ODS, it all depends on when & how you truly want to fish. All boats mentioned are great boats & in one way or the other will work for our bay system. I bought my boat, a 23 Shoalwater Cat bc I wanted to run shallow, I wanted a smooth & dry ride in the chop that plagues our bays while hauling ***, & a boat made for a fisherman (plenty of room for my rods, gear, two live wells, etc...). I fished everyday this week & I have been able to put my boat in at Fatboys & run accross Jones when other boats second guessed themselves. I sat at the dock & watched others change their minds. Earlier in the week when the water was blown out I was able to get in & out of areas where most boats wouldn't & run accross the bay in stuff wind & chop at 40 mph & not get wet at all. I've run my boat offshore in 1 footers & been ok. I don't jetty fish much at all so I don't really care how it handles rollers. I have taken a 4 foot wave over the bow & it sucked. I have been on Thomas B's 24'11" Haynie cat & that is a bad *** boat too. His layout is awesome & the boat rides really well. Do your research & if you want to take a ride shoot me a pm.
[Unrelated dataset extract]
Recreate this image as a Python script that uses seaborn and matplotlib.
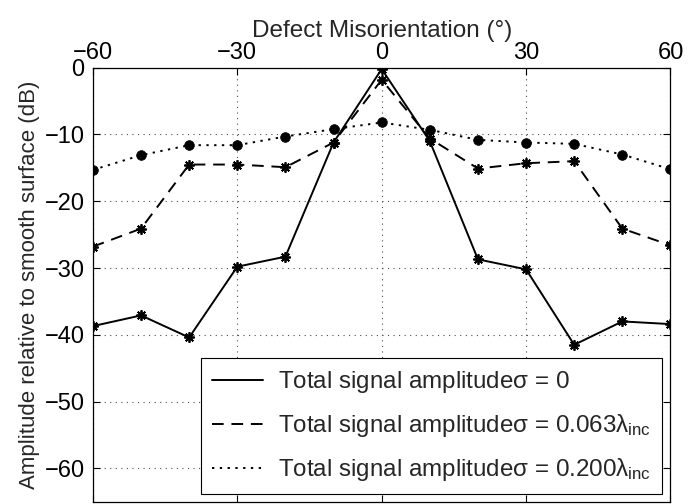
import matplotlib
matplotlib.use('Agg')
import seaborn as sns
import matplotlib.pyplot as plt
from matplotlib.lines import Line2D

# values
angles = [-60, -50, -40, -30, -20, -10, 0, 10, 20, 30, 40, 50, 60]
amp_smooth = [-38.7, -37.1, -40.4, -29.8, -28.3, -11.2, -0.2, -11.0, -28.7, -30.2, -41.5, -38.0, -38.4]
amp_063 = [-26.8, -24.1, -14.5, -14.5, -14.9, -11.2, -1.8, -10.6, -15.1, -14.3, -14.0, -24.1, -26.6]
amp_200 = [-15.3, -13.1, -11.6, -11.6, -10.3, -9.2, -8.2, -9.3, -10.8, -11.2, -11.4, -13.0, -15.2]

labels = [r"Total signal amplitude$\sigma$ = 0",
          r"Total signal amplitude$\sigma$ = 0.063$\lambda_{\rm inc}$",
          r"Total signal amplitude$\sigma$ = 0.200$\lambda_{\rm inc}$"]
xticks = [-60, -30, 0, 30, 60]
yticks = [0, -10, -20, -30, -40, -50, -60]

sns.set_style('white')
plt.rcParams['font.family'] = ['Liberation Sans', 'DejaVu Sans']
plt.rcParams['mathtext.fontset'] = 'custom'
plt.rcParams['mathtext.rm'] = 'Liberation Sans'
plt.rcParams['mathtext.it'] = 'Liberation Sans'
plt.rcParams['mathtext.sf'] = 'Liberation Sans'

fig = plt.figure(figsize=(6.99, 5.04), dpi=100)
ax = fig.add_axes([0.1329, 0.0046, 0.8263, 0.861])

dash_style = (0, (6, 4))
dot_style = (0, (1.2, 2.8))
star = (8, 2, 0)

sns.lineplot(x=angles, y=amp_smooth, ax=ax, color='black', lw=1.4, linestyle='-',
             marker=star, markersize=7.5, markeredgecolor='black', markeredgewidth=1.3)
sns.lineplot(x=angles, y=amp_063, ax=ax, color='black', lw=1.4, linestyle=dash_style,
             marker=star, markersize=7.5, markeredgecolor='black', markeredgewidth=1.3)
sns.lineplot(x=angles, y=amp_200, ax=ax, color='black', lw=1.4, linestyle=dot_style,
             marker='o', markersize=7, markeredgecolor='black', markeredgewidth=0.5)

ax.set_xlim(-60, 60)
ax.set_ylim(-65, 0)
ax.set_xticks(xticks)
ax.set_yticks(yticks)
ax.xaxis.tick_top()
ax.xaxis.set_label_position('top')
ax.tick_params(which='both', direction='in', length=5, width=0.8, colors='black',
               top=True, bottom=True, left=True, right=True,
               labeltop=True, labelbottom=False, labelsize=17)
ax.tick_params(axis='x', pad=3)
ax.tick_params(axis='y', pad=6)
ax.set_xlabel('Defect Misorientation (°)', fontsize=17.5, labelpad=3)
ax.set_ylabel('Amplitude relative to smooth surface (dB)', fontsize=16, labelpad=3)
ax.grid(True, linestyle=(0, (1, 4)), color='0.3', lw=0.8)
for sp in ax.spines.values():
    sp.set_color('black')
    sp.set_linewidth(0.9)

handles = [Line2D([], [], color='black', lw=1.4, linestyle='-'),
           Line2D([], [], color='black', lw=1.4, linestyle=dash_style),
           Line2D([], [], color='black', lw=1.4, linestyle=dot_style)]
leg = ax.legend(handles, labels, loc='lower right', bbox_to_anchor=(0.985, 0.018),
                fontsize=17.4, frameon=True, fancybox=False, framealpha=1,
                edgecolor='black', handlelength=2.1, handletextpad=0.65,
                borderaxespad=0, labelspacing=0.7, borderpad=0.45)
leg.get_frame().set_linewidth(0.8)

fig.savefig('out.png', dpi=100)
GL.... PR


----------



## LonestarFenceCo.com (Jul 17, 2011)

JH all day long! Takes big water like a champ and goes as shallow as you need to. John and Bob at Sport Marine are the best guys in the boat business, that I've dealt with.


----------



## Lakeandbay2 (Apr 15, 2012)

FISHIN COUG said:


> MB, here is a copy & paste of what I posted on another thread about my 23 SC. Btw...this boat definitely needs trim tabs to help it run smoother & dryer.
> 
> ODS, it all depends on when & how you truly want to fish. All boats mentioned are great boats & in one way or the other will work for our bay system. I bought my boat, a 23 Shoalwater Cat bc I wanted to run shallow, I wanted a smooth & dry ride in the chop that plagues our bays while hauling ***, & a boat made for a fisherman (plenty of room for my rods, gear, two live wells, etc...). I fished everyday this week & I have been able to put my boat in at Fatboys & run accross Jones when other boats second guessed themselves. I sat at the dock & watched others change their minds. Earlier in the week when the water was blown out I was able to get in & out of areas where most boats wouldn't & run accross the bay in stuff wind & chop at 40 mph & not get wet at all. I've run my boat offshore in 1 footers & been ok. I don't jetty fish much at all so I don't really care how it handles rollers. I have taken a 4 foot wave over the bow & it sucked. I have been on Thomas B's 24'11" Haynie cat & that is a bad *** boat too. His layout is awesome & the boat rides really well. Do your research & if you want to take a ride shoot me a pm. GL.... PR


Seems to me the only people who think the Shoalwater 23 cat is wet are the people who DON'T have one. I know I've never been wet. The JH may be nice. I have a v hull as well. But don't lie about boat you don't have being wet.


----------



## RedAg (Apr 26, 2007)

*Important*

Just like many have stated on here, defining what you typically fish and your goals should shape your decision. I own a *23 ft Shoalwater cat*, and would not trade it for any other boat. It handles chop very well, and I do not experience any of the issues off the 21 cat mentioned previously. This boat will float as shallow as any boat on the market in its comparable class. And getting up, forget about it, if the bottom is half soft, you can ge up with no issues, even if you are sitting on the bottom. This is the ultimate boat for me as it meets, strike that, exceeds all my needs. Comments about the Shoalwater cat being wet, WRONG, it is a VERY dry boat.

Handles chop well, check
Floats shallow, check
gets up VERY shallow, check
Hauls arse, check!


----------



## Lakeandbay2 (Apr 15, 2012)

RedAg said:


> Just like many have stated on here, defining what you typically fish and your goals should shape your decision. I own a *23 ft Shoalwater cat*, and would not trade it for any other boat. It handles chop very well, and I do not experience any of the issues off the 21 cat mentioned previously. This boat will float as shallow as any boat on the market in its comparable class. And getting up, forget about it, if the bottom is half soft, you can ge up with no issues, even if you are sitting on the bottom. This is the ultimate boat for me as it meets, strike that, exceeds all my needs. Comments about the Shoalwater cat being wet, WRONG, it is a VERY dry boat.
> 
> Handles chop well, check
> Floats shallow, check
> ...


Thank you!


----------



## MissionBay (Jun 29, 2007)

I fish in several areas in the Rockport area most being in Mission / Copano / port bay area. I also fish Aransas bay all the way down to baffin bay and everything in between. I like to drift fish in places like shamrock cove, east flats and so on. 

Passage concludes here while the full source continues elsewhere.